One essential dimension of PLU’s mission is to provide for the intellectual, social, physical, emotional and spiritual development of students—allowing religious beliefs and secular education to not only co-exist here, but to individually (and seemingly paradoxically) contribute to our students’ growth. And because PLU unquestionably accepts—and promotes—freedom of expression, all students, of all beliefs, are encouraged to explore their own spiritual development, with the support of the entire PLU community.

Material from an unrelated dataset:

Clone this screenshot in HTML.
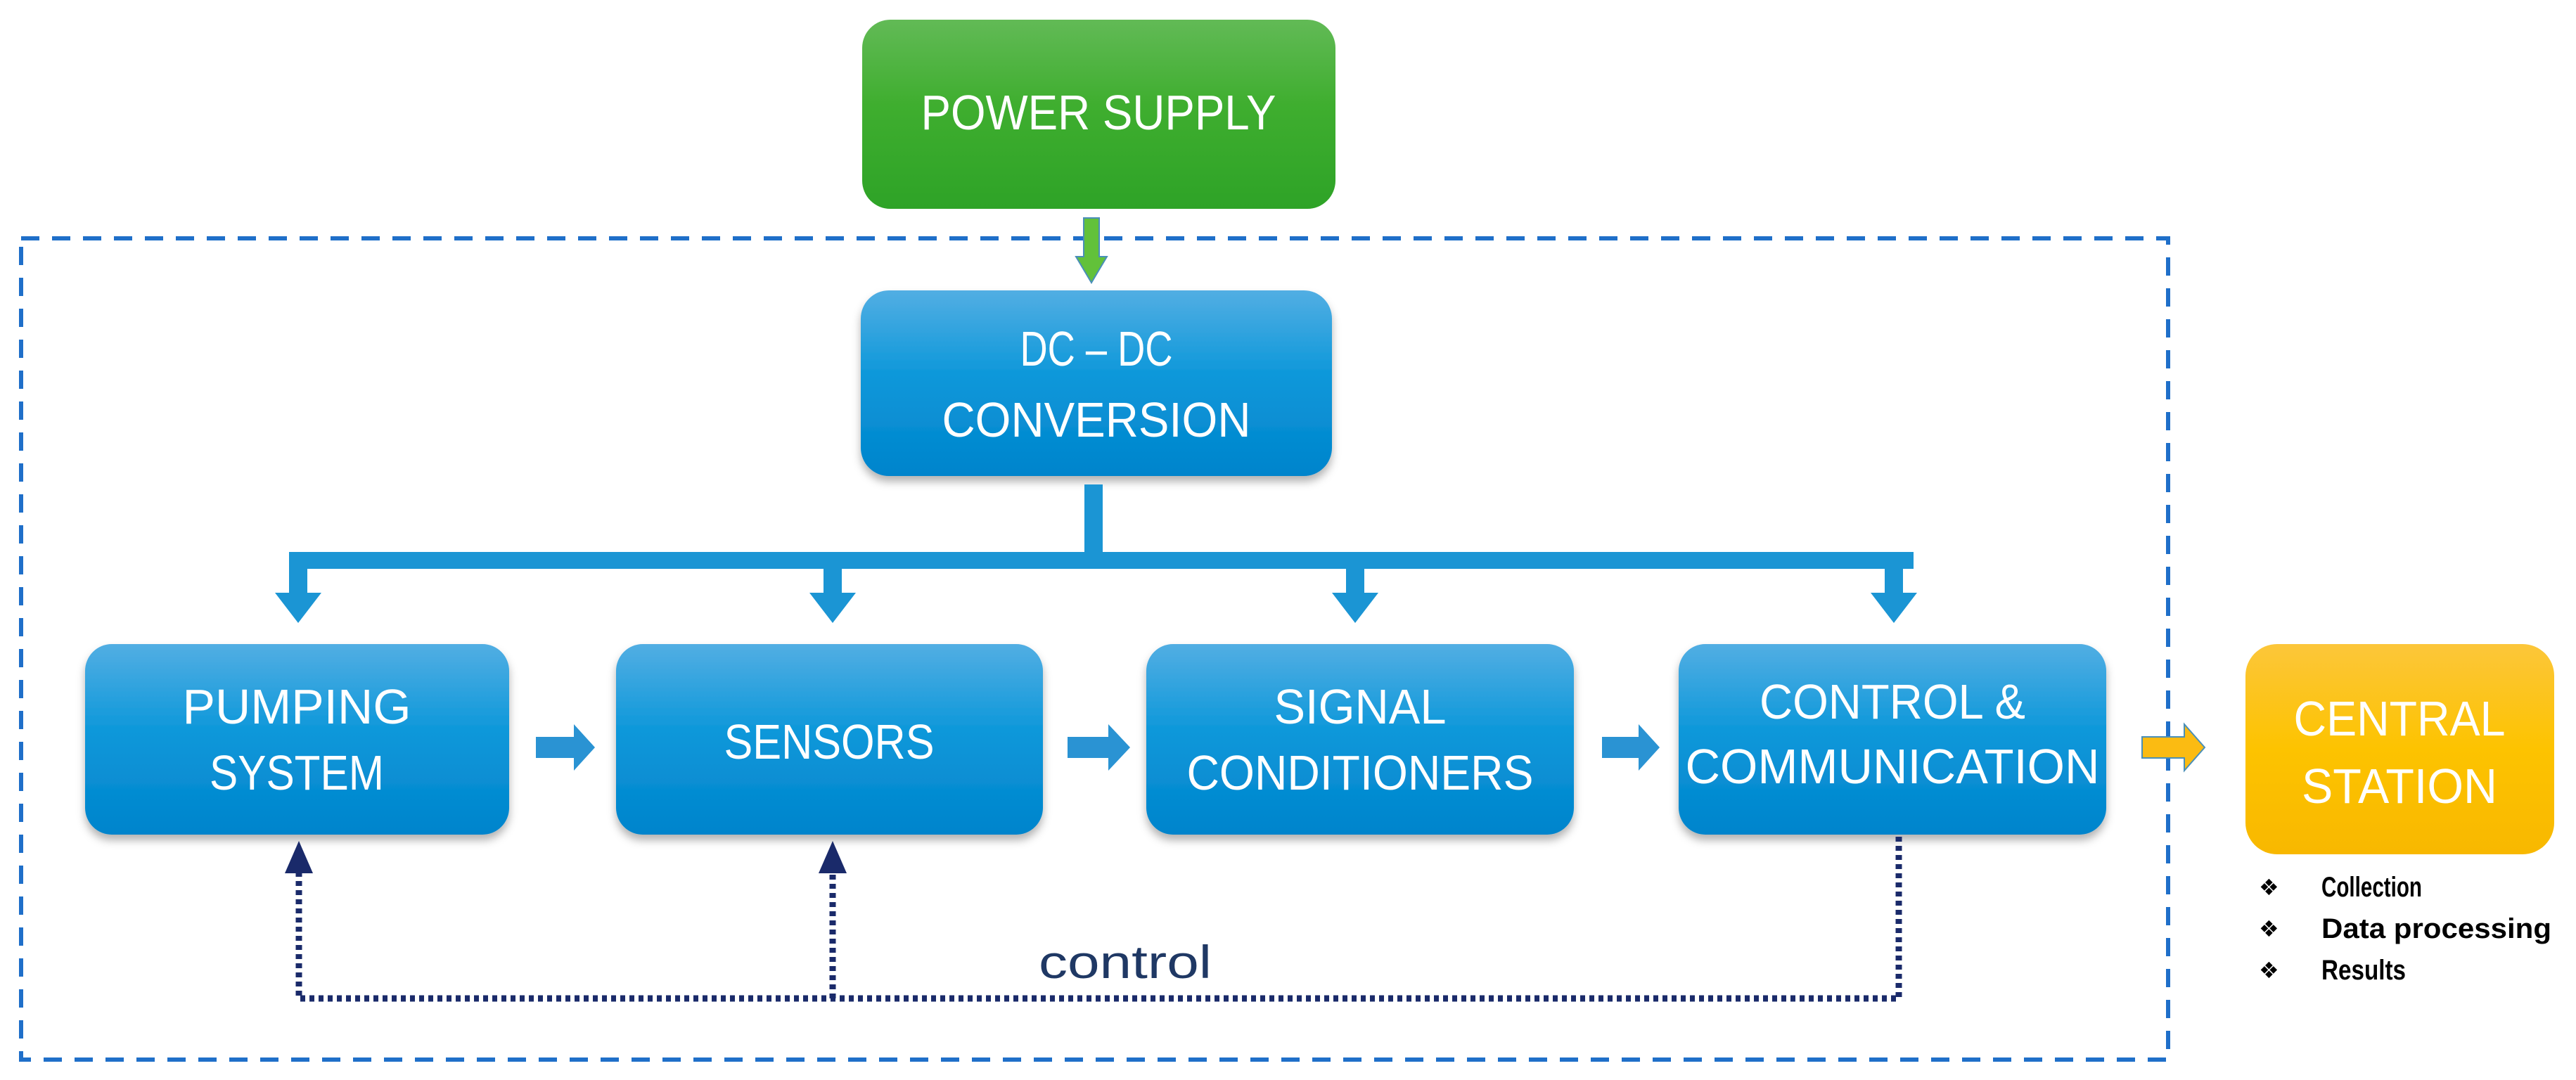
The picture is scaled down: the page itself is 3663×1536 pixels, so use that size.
<!DOCTYPE html>
<html><head><meta charset="utf-8"><style>html,body{margin:0;padding:0;background:#fff}svg{display:block}</style></head>
<body>
<svg width="3663" height="1536" viewBox="0 0 3663 1536" xmlns="http://www.w3.org/2000/svg" font-family="Liberation Sans Narrow, Liberation Sans, sans-serif">
<defs>
<linearGradient id="gb" x1="0" y1="0" x2="0" y2="1"><stop offset="0" stop-color="#52aee3"/><stop offset="0.45" stop-color="#0e98da"/><stop offset="1" stop-color="#0084cc"/></linearGradient>
<linearGradient id="gg" x1="0" y1="0" x2="0" y2="1"><stop offset="0" stop-color="#62ba56"/><stop offset="0.45" stop-color="#3fae2f"/><stop offset="1" stop-color="#2ea327"/></linearGradient>
<linearGradient id="go" x1="0" y1="0" x2="0" y2="1"><stop offset="0" stop-color="#fcc63a"/><stop offset="0.5" stop-color="#fdc300"/><stop offset="1" stop-color="#f8b800"/></linearGradient>
<filter id="sh" x="-5%" y="-5%" width="110%" height="120%"><feDropShadow dx="0" dy="8" stdDeviation="6" flood-color="#000" flood-opacity="0.3"/></filter>
</defs>
<rect x="30" y="339" width="3053" height="1168" fill="none" stroke="#1f6fc9" stroke-width="6" stroke-dasharray="26 18"/>
<rect x="1226" y="28" width="673" height="269" rx="40" fill="url(#gg)"/>
<text x="1562" y="184" fill="#fff" font-size="70" text-anchor="middle" textLength="505" lengthAdjust="spacingAndGlyphs">POWER SUPPLY</text>
<path d="M1541 310 H1563 V365 H1574 L1552 402 L1530 365 H1541 Z" fill="#62c13a" stroke="#4a8fb8" stroke-width="2"/>
<rect x="1224" y="413" width="670" height="264" rx="40" fill="url(#gb)" filter="url(#sh)"/>
<text x="1559" y="520" fill="#fff" font-size="70" text-anchor="middle" textLength="217" lengthAdjust="spacingAndGlyphs">DC – DC</text>
<text x="1559" y="621" fill="#fff" font-size="70" text-anchor="middle" textLength="439" lengthAdjust="spacingAndGlyphs">CONVERSION</text>
<g fill="#1b95d4">
<rect x="1542" y="689" width="26" height="110"/>
<rect x="411" y="785" width="2310" height="24"/>
<path d="M411 785 H437 V843 H457 L424 886 L391 843 H411 Z"/>
<path d="M1171 785 H1197 V843 H1217 L1184 886 L1151 843 H1171 Z"/>
<path d="M1914 785 H1940 V843 H1960 L1927 886 L1894 843 H1914 Z"/>
<path d="M2680 785 H2706 V843 H2726 L2693 886 L2660 843 H2680 Z"/>
</g>
<g filter="url(#sh)">
<rect x="121" y="916" width="603" height="271" rx="38" fill="url(#gb)"/>
<rect x="876" y="916" width="607" height="271" rx="38" fill="url(#gb)"/>
<rect x="1630" y="916" width="608" height="271" rx="38" fill="url(#gb)"/>
<rect x="2387" y="916" width="608" height="271" rx="38" fill="url(#gb)"/>
</g>
<g fill="#fff" font-size="70" text-anchor="middle">
<text x="422" y="1029" textLength="325" lengthAdjust="spacingAndGlyphs">PUMPING</text>
<text x="422" y="1123" textLength="248" lengthAdjust="spacingAndGlyphs">SYSTEM</text>
<text x="1179" y="1079" textLength="299" lengthAdjust="spacingAndGlyphs">SENSORS</text>
<text x="1934" y="1029" textLength="245" lengthAdjust="spacingAndGlyphs">SIGNAL</text>
<text x="1934" y="1123" textLength="493" lengthAdjust="spacingAndGlyphs">CONDITIONERS</text>
<text x="2691" y="1022" textLength="378" lengthAdjust="spacingAndGlyphs">CONTROL &amp;</text>
<text x="2691" y="1114" textLength="589" lengthAdjust="spacingAndGlyphs">COMMUNICATION</text>
</g>
<g fill="#2a93d3">
<path d="M762 1048 H816 V1030 L846 1063 L816 1096 V1078 H762 Z"/>
<path d="M1518 1048 H1576 V1030 L1607 1063 L1576 1096 V1078 H1518 Z"/>
<path d="M2278 1048 H2330 V1030 L2360 1063 L2330 1096 V1078 H2278 Z"/>
</g>
<path d="M3046 1048 H3106 V1030 L3135 1063 L3106 1096 V1078 H3046 Z" fill="#fbbb12" stroke="#4a8fb8" stroke-width="2"/>
<rect x="3193" y="916" width="439" height="299" rx="45" fill="url(#go)"/>
<text x="3412" y="1046" fill="#fff" font-size="70" text-anchor="middle" textLength="301" lengthAdjust="spacingAndGlyphs">CENTRAL</text>
<text x="3412" y="1142" fill="#fff" font-size="70" text-anchor="middle" textLength="278" lengthAdjust="spacingAndGlyphs">STATION</text>
<g font-size="40" font-weight="bold" fill="#000">
<text x="3212" y="1273" font-family="DejaVu Sans, sans-serif" font-size="32">❖</text>
<text x="3212" y="1332" font-family="DejaVu Sans, sans-serif" font-size="32">❖</text>
<text x="3212" y="1391" font-family="DejaVu Sans, sans-serif" font-size="32">❖</text>
<text x="3301" y="1275" textLength="143" lengthAdjust="spacingAndGlyphs">Collection</text>
<text x="3301" y="1334" textLength="327" lengthAdjust="spacingAndGlyphs">Data processing</text>
<text x="3301" y="1393" textLength="120" lengthAdjust="spacingAndGlyphs">Results</text>
</g>
<g stroke="#1a2a6a" stroke-width="9" fill="none" stroke-dasharray="7 6">
<path d="M2700 1190 V1420 H425 V1240"/>
<path d="M1184 1420 V1240"/>
</g>
<path d="M425 1196 L405 1242 H445 Z" fill="#1a2a6a"/>
<path d="M1184 1196 L1164 1242 H1204 Z" fill="#1a2a6a"/>
<text x="1600" y="1391" fill="#1f3864" font-size="66" font-family="Liberation Sans, sans-serif" text-anchor="middle" textLength="246" lengthAdjust="spacingAndGlyphs">control</text>
</svg>
</body></html>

In a world where most social and political conflicts contain a religious dimension, ignorance is not bliss. Think about it: all these issues are charged with religious language – abortion, creationism vs. evolution, fundamentalism, LGBTQ rights, environmental defense and degradation, health care, Holocaust studies, human rights, international terrorism, the Iraq conflict, land use in the Northwest, presidential politics, the quest for peace, poverty, and stem-cell research. The value of your college education actually increases when you have a better understanding of religion’s influence in American and global life. In a nation marked by great religious diversity and where most people claim a religious tradition, it becomes increasingly necessary to understand something of America’s religious landscape if you want to understand co-workers, friends, neighbors – even spouses or partners. PLU invites its students into the study of religion so that they might better understand a global phenomenon that gives meaning and purpose to billions of people.